CANADIAN RAILWAY OFFICE OF ARBITRATION

CASE NO. 2799

Heard in Montreal, Tuesday, 10 December 1996

concerning

Canadian National Railway Company

and

Canadian Council of Railway Operating Unions [Brotherhood of Locomotive Engineers]

DISPUTE:

Time claim submitted on behalf of T.M. Latoski of Hornepayne, Ontario claiming loss of earnings account not called for train 212 on February 22, 1993.

JOINT STATEMENT OF ISSUE:

On February 21, 1993, Hornepayne Locomotive Engineer T.M. Latoski was regularly assigned to the 1800 hours East Pool, Hornepayne to Foleyet. Mr. Latoski was entitled to be called for train 212 ordered for 0400 hours; on February 22, 1993. However, a spareboard engineer was incorrectly called in his stead.

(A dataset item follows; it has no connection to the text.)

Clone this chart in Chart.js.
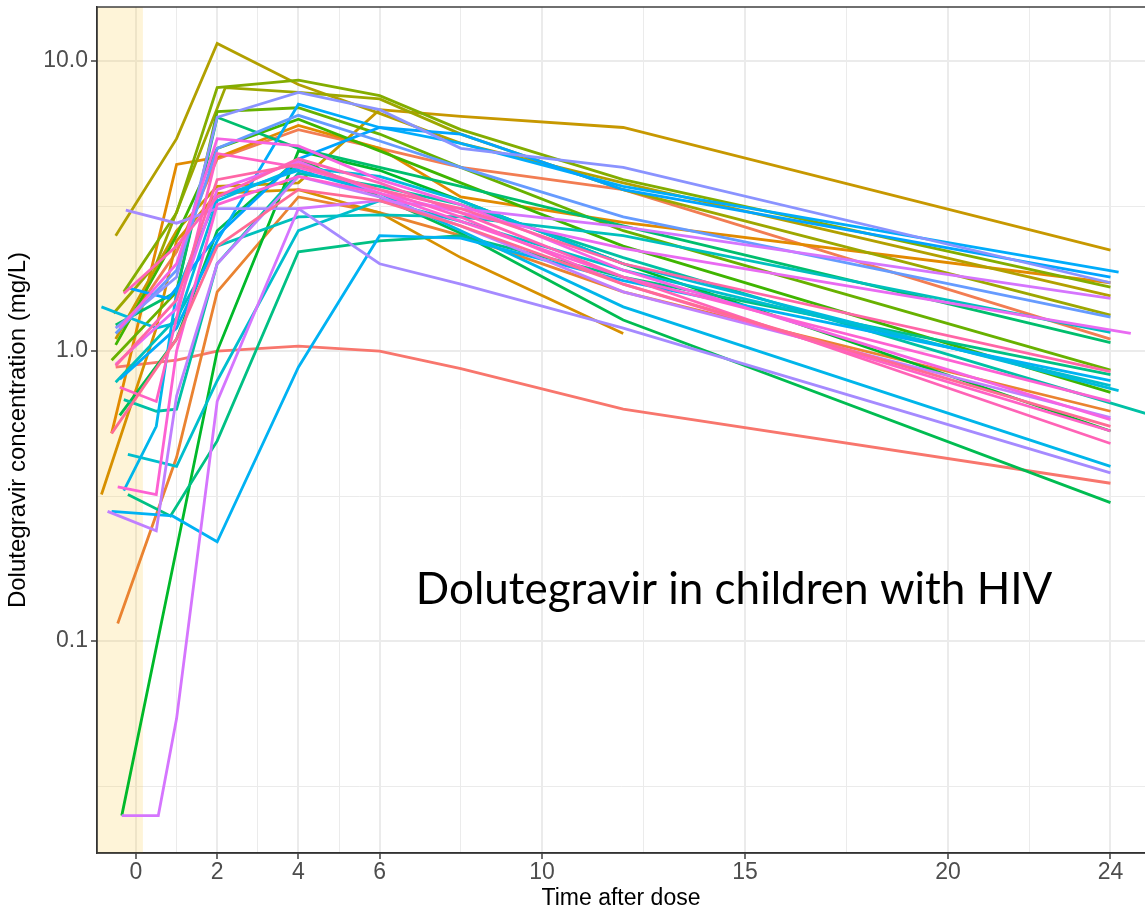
<!DOCTYPE html>
<html>
<head>
<meta charset="utf-8">
<script src="https://cdn.jsdelivr.net/npm/chart.js@4.4.1/dist/chart.umd.min.js"></script>
<style>
  html, body { margin: 0; padding: 0; background: #fff; }
  #wrap { width: 1145px; height: 913px; }
</style>
</head>
<body>
<div id="wrap"><canvas id="pk"></canvas></div>
<script>
// sampling times (h after dose) per participant, negative = pre-dose trough
const sampleTimes = [
  [-0.5, 1, 2, 4, 6, 8, 12, 24],
  [-0.3, 1, 2, 4, 6, 8, 12, 24],
  [-0.45, 1, 2, 4, 6, 8, 12, 24],
  [-0.6, 1, 2, 4, 6, 8, 12, 24],
  [-0.85, 0.5, 1, 2, 4, 6, 8, 12],
  [-0.5, 1, 2, 4, 6, 8, 12, 24],
  [-0.5, 1, 2, 4, 6, 8, 12, 24],
  [-0.55, 0.5, 2.2, 4, 6, 8, 12, 24],
  [-0.3, 1, 2, 4, 6, 8, 12, 24],
  [-0.6, 1, 2, 4, 6, 8, 12, 24],
  [-0.5, 1, 2, 4, 6, 8, 12, 24],
  [-0.35, 2, 4, 6, 8, 12, 24],
  [-0.4, 1, 2, 4, 6, 8, 12, 24],
  [-0.5, 1, 2, 4, 6, 8, 12, 24],
  [-0.2, 0.85, 2, 4, 6, 8, 12, 24],
  [-0.3, 0.5, 1, 2, 4, 6, 8, 12, 25.2],
  [-0.5, 1, 2, 4, 6, 8, 12, 24],
  [-0.2, 1, 2, 4, 6, 8, 12, 24],
  [-0.85, 0.5, 1, 2, 4, 6, 8, 12, 24.2],
  [-0.3, 0.5, 1, 2, 4, 6, 8, 12, 24],
  [-0.6, 0.9, 2, 4, 6, 8, 12, 24],
  [-0.4, 1, 2, 4, 6, 8, 12, 24.2],
  [-0.2, 0.8, 2, 4, 6, 8, 12, 24],
  [-0.5, 1, 2, 4, 6, 8, 12, 24],
  [-0.5, 1, 2, 4, 6, 8, 12, 24],
  [-0.25, 1, 2, 4, 6, 8, 12, 24],
  [-0.7, 0.5, 1, 2, 4, 6, 8, 12, 24],
  [-0.35, 0.55, 1, 2, 4, 6, 8, 12, 24],
  [-0.5, 1, 2, 4, 6, 8, 12, 24.5],
  [-0.4, 1, 2, 4, 6, 8, 12, 24],
  [-0.45, 0.5, 1, 2, 4, 6, 8, 12, 24],
  [-0.4, 0.5, 1, 2, 4, 6, 8, 12, 24],
  [-0.3, 1, 2, 4, 6, 8, 12, 24],
  [-0.5, 1, 2, 4, 6, 8, 12, 24],
  [-0.6, 1, 2, 4, 6, 8, 12, 24]
];

// dolutegravir concentrations (mg/L), same order as sampleTimes
const concentrations = [
  [0.88, 0.93, 1.0, 1.04, 1.0, 0.87, 0.63, 0.35],
  [1.2, 2.2, 4.6, 5.8, 5.0, 4.3, 3.6, 1.10],
  [0.115, 0.43, 1.6, 3.4, 3.0, 2.5, 1.6, 0.62],
  [0.52, 4.4, 4.65, 6.0, 5.0, 3.4, 2.78, 1.72],
  [0.32, 1.2, 2.4, 3.5, 3.6, 3.0, 2.1, 1.15],
  [1.1, 2.6, 3.7, 3.8, 6.8, 6.45, 5.9, 2.23],
  [2.5, 5.4, 11.5, 8.3, 6.6, 5.2, 3.8, 1.55],
  [1.35, 2.0, 8.1, 7.8, 7.4, 5.6, 3.6, 1.33],
  [1.6, 3.0, 8.1, 8.6, 7.6, 5.8, 3.9, 1.66],
  [0.93, 1.6, 6.7, 6.9, 5.6, 4.3, 2.6, 0.86],
  [1.05, 2.5, 5.0, 6.3, 4.9, 3.8, 2.3, 0.72],
  [0.025, 1.0, 4.9, 4.2, 3.3, 2.0, 0.53],
  [0.6, 1.1, 2.6, 4.6, 3.4, 2.55, 1.28, 0.30],
  [1.23, 1.6, 6.4, 5.0, 4.3, 3.7, 2.7, 1.07],
  [0.32, 0.27, 0.49, 2.2, 2.4, 2.5, 1.8, 0.83],
  [0.68, 0.62, 0.63, 2.0, 4.1, 3.7, 3.2, 2.1, 0.59],
  [0.78, 1.3, 2.3, 2.9, 2.95, 2.9, 2.5, 1.16],
  [0.44, 0.40, 0.79, 2.6, 3.3, 2.8, 1.9, 0.76],
  [1.42, 1.2, 1.25, 3.3, 4.3, 4.0, 3.3, 2.0, 0.73],
  [0.33, 0.55, 1.6, 3.4, 4.2, 3.5, 2.6, 1.42, 0.40],
  [0.28, 0.27, 0.22, 0.88, 2.5, 2.45, 1.75, 0.79],
  [0.8, 1.2, 2.4, 7.1, 5.9, 5.2, 3.7, 1.87],
  [1.65, 1.52, 2.5, 4.6, 5.9, 5.6, 3.6, 1.80],
  [1.15, 1.9, 5.0, 6.5, 5.3, 4.3, 2.9, 1.31],
  [1.2, 1.8, 6.4, 7.8, 6.8, 5.0, 4.3, 1.72],
  [3.06, 2.76, 3.1, 3.1, 2.0, 1.7, 1.2, 0.38],
  [0.28, 0.24, 0.7, 2.0, 4.0, 3.4, 2.7, 1.6, 0.59],
  [0.025, 0.025, 0.054, 0.67, 3.1, 3.3, 3.1, 2.68, 1.52],
  [0.9, 1.4, 3.6, 4.5, 3.5, 3.0, 2.26, 1.15],
  [1.2, 2.0, 5.4, 5.1, 3.9, 3.2, 1.9, 0.58],
  [0.34, 0.32, 1.0, 3.2, 4.0, 3.5, 2.8, 1.8, 0.67],
  [0.75, 0.67, 1.3, 4.8, 4.3, 3.6, 2.9, 1.7, 0.53],
  [1.58, 2.3, 3.4, 4.6, 3.8, 3.0, 1.8, 0.48],
  [0.89, 1.5, 3.9, 4.4, 3.6, 3.1, 2.0, 0.85],
  [0.52, 1.1, 2.3, 3.6, 3.3, 2.7, 1.7, 0.55]
];

// line hue per participant (hcl wheel, ggplot-like)
const subjectHues = [15, 24, 33, 42, 52, 64, 78, 90, 102, 112, 122, 132, 142, 152, 162, 178,
  190, 200, 210, 220, 228, 236, 246, 256, 264, 272, 282, 292, 304, 316, 326, 334, 342, 350, 358];

const xTicks = [0, 2, 4, 6, 10, 15, 20, 24];
const xMinorTicks = [1, 3, 5, 8, 12.5, 17.5, 22];
const yTicks = [0.1, 1, 10];
const yTickLabels = ["0.1", "1.0", "10.0"];
const yMinorTicks = [Math.pow(10, -1.5), Math.pow(10, -0.5), Math.pow(10, 0.5)];

const dosingWindowEnd = 0.17;
const noteText = "Dolutegravir in children with HIV";

// polar LUV -> sRGB hex
function hcl(h, c, l) {
  const hr = h * Math.PI / 180;
  const U = c * Math.cos(hr), V = c * Math.sin(hr);
  const Y = l > 8 ? Math.pow((l + 16) / 116, 3) : l / 903.3;
  const Xn = 0.95047, Yn = 1.0, Zn = 1.08883;
  const un = 4 * Xn / (Xn + 15 * Yn + 3 * Zn);
  const vn = 9 * Yn / (Xn + 15 * Yn + 3 * Zn);
  const u = U / (13 * l) + un, v = V / (13 * l) + vn;
  const X = Y * 9 * u / (4 * v);
  const Z = Y * (12 - 3 * u - 20 * v) / (4 * v);
  const lin = [
    3.2404542 * X - 1.5371385 * Y - 0.4985314 * Z,
    -0.9692660 * X + 1.8760108 * Y + 0.0415560 * Z,
    0.0556434 * X - 0.2040259 * Y + 1.0572252 * Z
  ];
  return "#" + lin.map((x) => {
    let g = x <= 0.0031308 ? 12.92 * x : 1.055 * Math.pow(x, 1 / 2.4) - 0.055;
    g = Math.round(Math.min(1, Math.max(0, g)) * 255);
    return g.toString(16).padStart(2, "0");
  }).join("");
}

function near(a, b) {
  return Math.abs(a - b) < 1e-6 * Math.max(1, Math.abs(b));
}

const datasets = sampleTimes.map((ts, i) => ({
  data: ts.map((t, k) => ({ x: t, y: concentrations[i][k] })),
  borderColor: hcl(subjectHues[i], 100, 65),
  borderWidth: 2.8,
  pointRadius: 0,
  tension: 0,
  fill: false,
  order: sampleTimes.length - i
}));

const panelExtras = {
  id: "panelExtras",
  beforeDatasetsDraw(chart) {
    const { ctx, chartArea, scales } = chart;
    const xr = scales.x.getPixelForValue(dosingWindowEnd);
    ctx.save();
    ctx.fillStyle = "rgba(252, 200, 60, 0.2)";
    ctx.fillRect(chartArea.left, chartArea.top, xr - chartArea.left, chartArea.bottom - chartArea.top);
    ctx.restore();
  },
  afterDatasetsDraw(chart) {
    const { ctx, chartArea, scales } = chart;
    ctx.save();
    // annotation
    ctx.font = '44px "Lato", "Open Sans", sans-serif';
    ctx.fillStyle = "#000";
    ctx.textAlign = "center";
    ctx.textBaseline = "alphabetic";
    ctx.fillText(noteText, scales.x.getPixelForValue(14.73), scales.y.getPixelForValue(0.134));
    // panel border
    ctx.strokeStyle = "#333333";
    ctx.lineWidth = 1.4;
    ctx.strokeRect(chartArea.left, chartArea.top, chartArea.right - chartArea.left + 2, chartArea.bottom - chartArea.top);
    ctx.restore();
  }
};

new Chart(document.getElementById("pk"), {
  type: "line",
  data: { datasets },
  plugins: [panelExtras],
  options: {
    responsive: true,
    maintainAspectRatio: false,
    animation: false,
    layout: { padding: { top: 7, right: 0, left: 0, bottom: 0 } },
    plugins: { legend: { display: false }, tooltip: { enabled: false } },
    scales: {
      x: {
        type: "linear",
        min: -0.96,
        max: 24.85,
        afterBuildTicks: (scale) => {
          scale.ticks = xTicks.concat(xMinorTicks).map((v) => ({ value: v }));
        },
        afterFit: (scale) => {
          scale.height = 60;
          scale.paddingLeft = 0;
          scale.paddingRight = 0;
        },
        ticks: {
          autoSkip: false,
          maxRotation: 0,
          padding: 0,
          color: "#4D4D4D",
          font: { family: "Liberation Sans, Arial, sans-serif", size: 23 },
          callback: (v) => (xTicks.includes(v) ? String(v) : "")
        },
        grid: {
          color: "#EBEBEB",
          lineWidth: (c) => (c.tick && xTicks.includes(c.tick.value) ? 2 : 1),
          tickColor: (c) => (c.tick && xTicks.includes(c.tick.value) ? "#333333" : "rgba(0,0,0,0)"),
          tickLength: 6,
          tickWidth: 1.4
        },
        border: { display: true, color: "#333333", width: 1.4 },
        title: {
          display: true,
          text: "Time after dose",
          color: "#000",
          font: { family: "Liberation Sans, Arial, sans-serif", size: 23 },
          padding: { top: 0, bottom: 1 }
        }
      },
      y: {
        type: "logarithmic",
        min: 0.01858,
        max: 15.36,
        bounds: "data",
        afterBuildTicks: (scale) => {
          scale.ticks = yMinorTicks.concat(yTicks).sort((a, b) => a - b).map((v) => ({ value: v }));
        },
        afterFit: (scale) => {
          scale.width = 97;
          scale.paddingTop = 0;
          scale.paddingBottom = 0;
        },
        ticks: {
          autoSkip: false,
          padding: 3,
          color: "#4D4D4D",
          font: { family: "Liberation Sans, Arial, sans-serif", size: 23 },
          callback: (v) => {
            const k = yTicks.findIndex((t) => near(v, t));
            return k >= 0 ? yTickLabels[k] : "";
          }
        },
        grid: {
          color: "#EBEBEB",
          lineWidth: (c) => (c.tick && yTicks.some((t) => near(c.tick.value, t)) ? 2 : 1),
          tickColor: (c) => (c.tick && yTicks.some((t) => near(c.tick.value, t)) ? "#333333" : "rgba(0,0,0,0)"),
          tickLength: 6,
          tickWidth: 1.4
        },
        border: { display: true, color: "#333333", width: 1.4 },
        title: {
          display: true,
          text: "Dolutegravir concentration (mg/L)",
          color: "#000",
          font: { family: "Liberation Sans, Arial, sans-serif", size: 24 },
          padding: { top: 4, bottom: 0 }
        }
      }
    }
  }
});
</script>
</body>
</html>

Thereafter, Mr. Latoski was called for Train 204 ordered for 1358 hours, however he refused such call.

The Brotherhood contends that Mr. Latoski had valid reasons for refusing the above assignment. The Brotherhood further contends that Mr. Latoski is entitled to loss of earnings.

The Company denied the grievance.

FOR THE BROTHERHOOD: FOR THE COMPANY:

(SGD.) C. Hamilton (SGD.) D. W. Coughlin

General Chairman for: Assistant Vice-President, Labour Relations

There appeared on behalf of the Company:

D. A. Watson – Consultant, Montreal

O. Lavoie – Transportation Officer, Champlain District, Montreal

C. Quinlan – Operations Coordinator, Crew Management Centre, Moncton

P. Marquis – Labour Relations Officer, Toronto

And on behalf of the Brotherhood:

C. Hamilton – General Chairman, Toronto

R. G. Woehl – Local Chairman, Hornepayne

A. Doyle – Vice-Local Chairman (VIA), Hornepayne

 

AWARD OF THE ARBITRATOR

It is not disputed that the grievor was not called for train 212, as he was entitled to be in accordance with the bidding rights in the East Pool assignments following the October 1992 change of card for Hornepayne-Foleyet. At issue is whether the grievor is entitled to the time claim submitted for the trip missed. As previously reflected in the awards of this Office, it is well settled that an employee who claims to have been deprived of earnings, or of an opportunity to work, must take all reasonable steps to mitigate the damages which result from the alleged failure of the Employer (see CROA 2717). In the case at hand it is not disputed that, notwithstanding the Company’s failure to properly call Mr. Latoski, he was given the opportunity to take train 204, but refused the call. It should be noted that the Council does not assert that the grievor declined the call for reasons of fatigue or inability to perform the work. Rather, it submits that he properly did so because he might have had some difficulty returning to his normal work cycle by accepting the call in question.

While the Arbitrator can appreciate the grievor’s displeasure at having been improperly called, and the fact that there might be resulting inconvenience to him, the fact remains that as an individual claiming monetary compensation for the violation of an obligation owed to him, he was nevertheless himself under a general obligation to mitigate his losses. Significantly, in their collective agreement the parties have not provided for penalty payments for a circumstance such as the grievor’s, comparable to the run-around provisions which apply to spareboard employees under article 61, or the penalties payable to locomotive engineers who are called and cancelled, as provided under article 62.

I am compelled to agree with the Company. Had Mr. Latoski accepted the call for train 204, he would not have suffered any loss of earnings and would, in fact, have earned some $79.00 more. In all of the circumstances the Arbitrator must conclude that the grievor did fail to mitigate his losses, and that the earnings which were available to him by accepting an alternate call exceed which those which he lost by the Company’s failure to properly call him for train 212. For these reasons the grievance must be dismissed.